◆ **Data**:

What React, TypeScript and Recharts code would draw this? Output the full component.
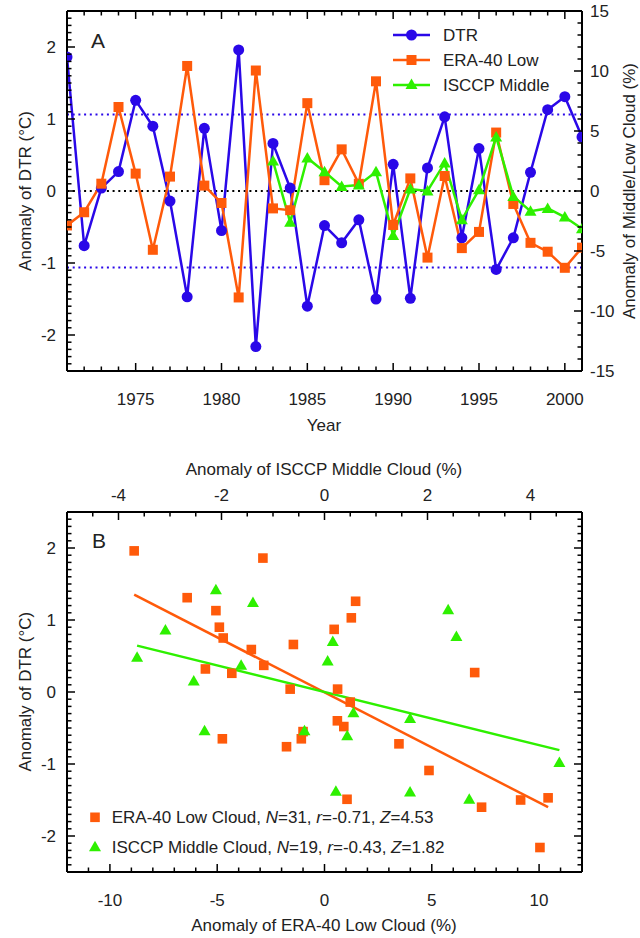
import React from 'react';
import { ComposedChart, Line, XAxis, YAxis, ReferenceLine, ScatterChart, Scatter, Legend } from 'recharts';

const FONT = '"Liberation Sans", Arial, Helvetica, sans-serif';
const TXT = '#222';
const BLUE = '#2a08e8';
const ORANGE = '#ff5a0a';
const GREEN = '#2ef000';

// ---------- data ----------
const years = [1971, 1972, 1973, 1974, 1975, 1976, 1977, 1978, 1979, 1980, 1981, 1982, 1983, 1984, 1985, 1986,
  1987, 1988, 1989, 1990, 1991, 1992, 1993, 1994, 1995, 1996, 1997, 1998, 1999, 2000, 2001];
const dtr = [1.86, -0.76, 0.04, 0.27, 1.26, 0.90, -0.14, -1.47, 0.87, -0.55, 1.96, -2.16, 0.66, 0.04, -1.60, -0.48,
  -0.72, -0.40, -1.50, 0.37, -1.49, 0.32, 1.03, -0.65, 0.59, -1.09, -0.65, 0.26, 1.13, 1.31, 0.75];
const eraLow = [-2.87, -1.77, 0.61, 7.0, 1.45, -4.9, 1.2, 10.42, 0.45, -1.0, -8.87, 10.04, -1.45, -1.6, 7.32, 0.9,
  3.47, 0.6, 9.14, -2.83, 1.05, -5.55, 1.25, -4.76, -3.41, 4.87, -1.08, -4.32, -5.06, -6.4, -4.72];
const isccpYears = [1983, 1984, 1985, 1986, 1987, 1988, 1989, 1990, 1991, 1992, 1993, 1994, 1995, 1996, 1997, 1998,
  1999, 2000, 2001];
const isccpMiddle = [2.5, -2.6, 2.75, 1.6, 0.38, 0.5, 1.6, -3.7, 0.16, 0.0, 2.34, -2.39, 0.1, 4.5, -0.45, -1.68,
  -1.45, -2.17, -3.15];

const yearLabels = [1975, 1980, 1985, 1990, 1995, 2000];
const dtrLabels = [-2, -1, 0, 1, 2];
const cloudLabels = [-15, -10, -5, 0, 5, 10, 15];
const eraLabels = [-10, -5, 0, 5, 10];
const isccpLabels = [-4, -2, 0, 2, 4];

// ---------- helpers ----------
const range = (a: number, b: number, step: number) => {
  const out: number[] = [];
  const n = Math.round((b - a) / step);
  for (let i = 0; i <= n; i++) out.push(Math.round((a + i * step) * 1000) / 1000);
  return out;
};
const mean = (a: number[]) => a.reduce((s, v) => s + v, 0) / a.length;
const sdev = (a: number[]) => {
  const m = mean(a);
  return Math.sqrt(a.reduce((s, v) => s + (v - m) * (v - m), 0) / (a.length - 1));
};
const fitLine = (xs: number[], ys: number[]) => {
  const mx = mean(xs), my = mean(ys);
  let sxy = 0, sxx = 0;
  xs.forEach((x, i) => { sxy += (x - mx) * (ys[i] - my); sxx += (x - mx) * (x - mx); });
  const b = sxy / sxx, a = my - b * mx;
  const x0 = Math.min(...xs), x1 = Math.max(...xs);
  return [{ x: x0, y: a + b * x0 }, { x: x1, y: a + b * x1 }];
};

const yearTicks = years;
const dtrTicks = range(-2.5, 2.5, 0.1);
const cloudTicks = range(-15, 15, 1);
const eraTicks = range(-12, 12, 1);
const isccpTicks = range(-5, 5, 0.5);

const dtrSd = sdev(dtr);

const rowsA = years.map((yr, i) => {
  const j = isccpYears.indexOf(yr);
  return { year: yr, dtr: dtr[i], era: eraLow[i], isccp: j >= 0 ? isccpMiddle[j] : null };
});

const eraPts = eraLow.map((e, i) => ({ x: e, y: dtr[i] }));
const dtrSub = isccpYears.map((yr) => dtr[years.indexOf(yr)]);
const dtrSubMean = mean(dtrSub);
const isccpMean = mean(isccpMiddle);
const isccpPts = isccpMiddle.map((v, i) => ({ x: v - isccpMean, y: dtrSub[i] - dtrSubMean }));
const eraFit = fitLine(eraPts.map((p) => p.x), eraPts.map((p) => p.y));
const isccpFit = fitLine(isccpPts.map((p) => p.x), isccpPts.map((p) => p.y));

// ---------- ticks ----------
const isIn = (list: number[], v: number) => list.some((l) => Math.abs(l - v) < 1e-6);
const tickText = { fontFamily: FONT, fontSize: 17, fill: TXT };

function tickRenderer(orient: string, majors: number[], showLabels: boolean) {
  return (props: any) => {
    const { x, y, payload } = props;
    const v = payload.value;
    const major = isIn(majors, v);
    const len = major ? 8 : 4.5;
    let line: any = null;
    let label: any = null;
    if (orient === 'bottom') {
      line = <line x1={x} y1={y} x2={x} y2={y - len} stroke="#000" strokeWidth={1.5} />;
      if (showLabels && major) label = <text x={x} y={y + 34} textAnchor="middle" {...tickText}>{String(v)}</text>;
    } else if (orient === 'top') {
      line = <line x1={x} y1={y} x2={x} y2={y + len} stroke="#000" strokeWidth={1.5} />;
      if (showLabels && major) label = <text x={x} y={y - 11} textAnchor="middle" {...tickText}>{String(v)}</text>;
    } else if (orient === 'left') {
      line = <line x1={x} y1={y} x2={x + len} y2={y} stroke="#000" strokeWidth={1.5} />;
      if (showLabels && major) label = <text x={x - 11} y={y + 6} textAnchor="end" {...tickText}>{String(v)}</text>;
    } else {
      line = <line x1={x} y1={y} x2={x - len} y2={y} stroke="#000" strokeWidth={1.5} />;
      if (showLabels && major) label = <text x={x + 8} y={y + 6} textAnchor="start" {...tickText}>{String(v)}</text>;
    }
    return <g>{line}{label}</g>;
  };
}

// ---------- markers ----------
const circleDot = (props: any) => {
  const { cx, cy, index } = props;
  if (cx == null || cy == null) return <g key={`c${index}`} />;
  return <circle key={`c${index}`} cx={cx} cy={cy} r={5.5} fill={BLUE} />;
};
const squareDot = (props: any) => {
  const { cx, cy, index } = props;
  if (cx == null || cy == null) return <g key={`s${index}`} />;
  return <rect key={`s${index}`} x={cx - 5} y={cy - 5} width={10} height={10} fill={ORANGE} />;
};
const triDot = (props: any) => {
  const { cx, cy, index } = props;
  if (cx == null || cy == null) return <g key={`t${index}`} />;
  return <polygon key={`t${index}`} points={`${cx},${cy - 6} ${cx - 6},${cy + 4.5} ${cx + 6},${cy + 4.5}`} fill={GREEN} />;
};
const squareShape = (props: any) => (
  <rect x={props.cx - 4.8} y={props.cy - 4.8} width={9.6} height={9.6} fill={ORANGE} />
);
const triShape = (props: any) => (
  <polygon points={`${props.cx},${props.cy - 6} ${props.cx - 6},${props.cy + 4.5} ${props.cx + 6},${props.cy + 4.5}`} fill={GREEN} />
);
const noShape = () => <g />;

const AX = { stroke: '#000', strokeWidth: 2 };
const titleStyle = { fontFamily: FONT, fontSize: 17, fill: TXT };

// ---------- titles ----------
const TitlesA = () => (
  <g>
    <text x={324} y={431} textAnchor="middle" {...titleStyle}>Year</text>
    <text x={98} y={47.5} textAnchor="middle" style={{ fontFamily: FONT, fontSize: 21, fill: TXT }}>A</text>
    <text transform="translate(31,191) rotate(-90)" textAnchor="middle" {...titleStyle}>Anomaly of DTR (°C)</text>
    <text transform="translate(635,191) rotate(-90)" textAnchor="middle" {...titleStyle}>Anomaly of Middle/Low Cloud (%)</text>
  </g>
);

const TitlesB = () => (
  <g>
    <text x={324} y={481} textAnchor="middle" {...titleStyle}>Anomaly of ERA-40 Low Cloud (%)</text>
    <text x={324} y={25} textAnchor="middle" {...titleStyle}>Anomaly of ISCCP Middle Cloud (%)</text>
    <text x={99} y={97.5} textAnchor="middle" style={{ fontFamily: FONT, fontSize: 21, fill: TXT }}>B</text>
    <text transform="translate(31,241.7) rotate(-90)" textAnchor="middle" {...titleStyle}>Anomaly of DTR (°C)</text>
  </g>
);

// ---------- legends ----------
const legendItemsA = [
  { name: 'DTR', color: BLUE, mark: 'circle' },
  { name: 'ERA-40 Low', color: ORANGE, mark: 'square' },
  { name: 'ISCCP Middle', color: GREEN, mark: 'triangle' },
];

const LegendA = () => (
  <svg width={220} height={80} style={{ overflow: 'visible', display: 'block' }}>
    {legendItemsA.map((it, i) => {
      const y = 15 + i * 25;
      const cx = 26.5;
      return (
        <g key={it.name}>
          <line x1={8} y1={y} x2={45} y2={y} stroke={it.color} strokeWidth={2.5} />
          {it.mark === 'circle' && <circle cx={cx} cy={y} r={5.5} fill={it.color} />}
          {it.mark === 'square' && <rect x={cx - 5} y={y - 5} width={10} height={10} fill={it.color} />}
          {it.mark === 'triangle' && (
            <polygon points={`${cx},${y - 6.5} ${cx - 6},${y + 4} ${cx + 6},${y + 4}`} fill={it.color} />
          )}
          <text x={58} y={y + 6} {...titleStyle}>{it.name}</text>
        </g>
      );
    })}
  </svg>
);

const LegendB = () => (
  <svg width={420} height={60} style={{ overflow: 'visible', display: 'block' }}>
    <rect x={10 - 4.8} y={12.3 - 4.8} width={9.6} height={9.6} fill={ORANGE} />
    <text x={26.7} y={18.3} {...titleStyle}>
      ERA-40 Low Cloud, <tspan fontStyle="italic">N</tspan>=31, <tspan fontStyle="italic">r</tspan>=-0.71, <tspan fontStyle="italic">Z</tspan>=4.53
    </text>
    <polygon points={`10,${41.7 - 6} 4,${41.7 + 4.5} 16,${41.7 + 4.5}`} fill={GREEN} />
    <text x={26.7} y={47.7} {...titleStyle}>
      ISCCP Middle Cloud, <tspan fontStyle="italic">N</tspan>=19, <tspan fontStyle="italic">r</tspan>=-0.43, <tspan fontStyle="italic">Z</tspan>=1.82
    </text>
  </svg>
);

export default function App() {
  return (
    <div style={{ position: 'absolute', left: 0, top: 0, width: 640, height: 938, background: '#fff' }}>
      <div style={{ position: 'absolute', left: 0, top: 0 }}>
        <ComposedChart width={640} height={450} data={rowsA} margin={{ top: 1, right: 0, bottom: 0, left: 0 }}>
          <XAxis xAxisId="bottom" dataKey="year" type="number" domain={[1971, 2001]} allowDataOverflow
            ticks={yearTicks} interval={0} tickSize={0} tickMargin={0} tickLine={false} axisLine={AX}
            tick={tickRenderer('bottom', yearLabels, true)} height={79} label={TitlesA} />
          <XAxis xAxisId="top" orientation="top" dataKey="year" type="number" domain={[1971, 2001]} allowDataOverflow
            ticks={yearTicks} interval={0} tickSize={0} tickMargin={0} tickLine={false} axisLine={AX}
            tick={tickRenderer('top', yearLabels, false)} height={10} />
          <YAxis yAxisId="left" type="number" domain={[-2.5, 2.5]} allowDataOverflow ticks={dtrTicks} interval={0}
            tickSize={0} tickMargin={0} tickLine={false} axisLine={AX} tick={tickRenderer('left', dtrLabels, true)} width={67} />
          <YAxis yAxisId="right" orientation="right" type="number" domain={[-15, 15]} allowDataOverflow ticks={cloudTicks}
            interval={0} tickSize={0} tickMargin={0} tickLine={false} axisLine={AX}
            tick={tickRenderer('right', cloudLabels, true)} width={58} />
          <ReferenceLine xAxisId="bottom" yAxisId="left" y={dtrSd} stroke={BLUE} strokeWidth={2} strokeDasharray="2 3.7" />
          <ReferenceLine xAxisId="bottom" yAxisId="left" y={-dtrSd} stroke={BLUE} strokeWidth={2} strokeDasharray="2 3.7" />
          <ReferenceLine xAxisId="bottom" yAxisId="left" y={0} stroke="#000" strokeWidth={2} strokeDasharray="2 3.7" />
          <Line xAxisId="bottom" yAxisId="left" dataKey="dtr" type="linear" stroke={BLUE} strokeWidth={2.5}
            dot={circleDot} activeDot={false} isAnimationActive={false} />
          <Line xAxisId="bottom" yAxisId="right" dataKey="era" type="linear" stroke={ORANGE} strokeWidth={2.5}
            dot={squareDot} activeDot={false} isAnimationActive={false} />
          <Line xAxisId="bottom" yAxisId="right" dataKey="isccp" type="linear" stroke={GREEN} strokeWidth={2.5}
            dot={triDot} activeDot={false} isAnimationActive={false} connectNulls={false} />
          <Legend content={LegendA} layout="horizontal" verticalAlign="middle" align="center"
            wrapperStyle={{ position: 'absolute', left: 385, top: 20, width: 220, height: 80 }} />
        </ComposedChart>
      </div>
      <div style={{ position: 'absolute', left: 0, top: 450 }}>
        <ScatterChart width={640} height={488} margin={{ top: 0, right: 0, bottom: 0, left: 0 }}>
          <XAxis xAxisId="bottom" dataKey="x" type="number" domain={[-12, 12]} allowDataOverflow ticks={eraTicks}
            interval={0} tickSize={0} tickMargin={0} tickLine={false} axisLine={AX}
            tick={tickRenderer('bottom', eraLabels, true)} height={66} label={TitlesB} />
          <XAxis xAxisId="top" orientation="top" dataKey="x" type="number" domain={[-5, 5]} allowDataOverflow
            ticks={isccpTicks} interval={0} tickSize={0} tickMargin={0} tickLine={false} axisLine={AX}
            tick={tickRenderer('top', isccpLabels, true)} height={62} />
          <YAxis yAxisId="left" dataKey="y" type="number" domain={[-2.5, 2.5]} allowDataOverflow ticks={dtrTicks}
            interval={0} tickSize={0} tickMargin={0} tickLine={false} axisLine={AX}
            tick={tickRenderer('left', dtrLabels, true)} width={67} />
          <YAxis yAxisId="right" orientation="right" dataKey="y" type="number" domain={[-2.5, 2.5]} allowDataOverflow
            ticks={dtrTicks} interval={0} tickSize={0} tickMargin={0} tickLine={false} axisLine={AX}
            tick={tickRenderer('right', dtrLabels, false)} width={58} />
          <Scatter xAxisId="bottom" yAxisId="left" data={eraFit} line={{ stroke: ORANGE, strokeWidth: 2.5 }}
            shape={noShape} isAnimationActive={false} />
          <Scatter xAxisId="top" yAxisId="left" data={isccpFit} line={{ stroke: GREEN, strokeWidth: 2.5 }}
            shape={noShape} isAnimationActive={false} />
          <Scatter xAxisId="bottom" yAxisId="left" data={eraPts} shape={squareShape} isAnimationActive={false} />
          <Scatter xAxisId="top" yAxisId="left" data={isccpPts} shape={triShape} isAnimationActive={false} />
          <Legend content={LegendB} layout="horizontal" verticalAlign="middle" align="center"
            wrapperStyle={{ position: 'absolute', left: 85, top: 355, width: 420, height: 60 }} />
        </ScatterChart>
      </div>
    </div>
  );
}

◆ **Aim of the exercise**: Starting at the first line of the material, output exactly the lines up to and including the one with "const GREEN = '#2ef000';". Do not include the pictures.

◆ **Task result**:
What React, TypeScript and Recharts code would draw this? Output the full component.
import React from 'react';
import { ComposedChart, Line, XAxis, YAxis, ReferenceLine, ScatterChart, Scatter, Legend } from 'recharts';

const FONT = '"Liberation Sans", Arial, Helvetica, sans-serif';
const TXT = '#222';
const BLUE = '#2a08e8';
const ORANGE = '#ff5a0a';
const GREEN = '#2ef000';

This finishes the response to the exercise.